Again, irrelevant trivia. Am I really supposed to care how many people speak both Hindi and English, and change my language (or consent to being insulted) because of it?
If they don’t call this stuff Chai Tea in India that’s totally cool. It’s like how the British call French Fries “Chips” and Potato Chips “Crisps”. They have their words for the product, we have our words.
The OP started by saying it makes no sense. When it was pointed out that this linguistic phenomenon has a long history he just kept insisting it was nonsense and his opinion was the most valid. His posts set the tone.
If the point was simply “English is weird”, well, few would have disagreed.
More like “languages are weird,” as this phenomenon exists in other languages, (although I don’t find this weird at all. It seems fairly logical to me.)

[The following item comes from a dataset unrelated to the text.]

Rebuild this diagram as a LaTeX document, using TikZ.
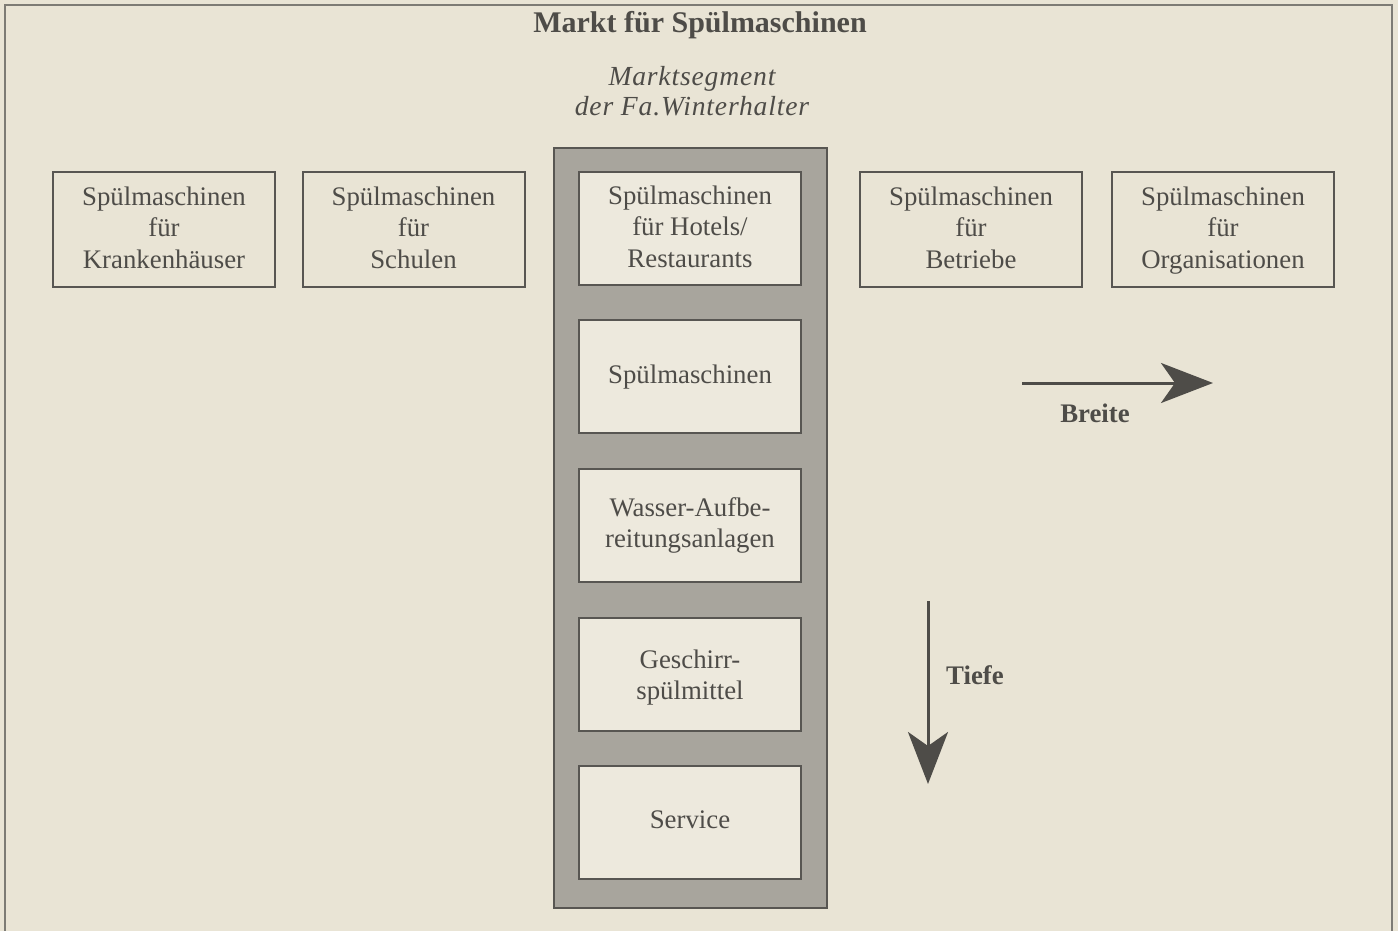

Of course, but I was trying to specific to the OPs complaints and his tone. If he had said, “isn’t language weird”, that’d have been a similar tone, compared to what he did say.
I do think English has a long history of appropriating foreign words and adapting them. Some languages are much more resistant- French for example. English seems to revel in adopting foreign words. Makes things interesting.
I remember a Taco Bell commercial for “Grilled Carne Asada Steak Tacos” and I thought that was pretty funny and made me feel all content and smug and superior for a few minutes.
I’ve never heard anyone use the term “Chai Tea.” It’s just Chai. Similarly, I’ve never heard anyone say salsa sauce or kielbasa sausage or Mount Fujiyama.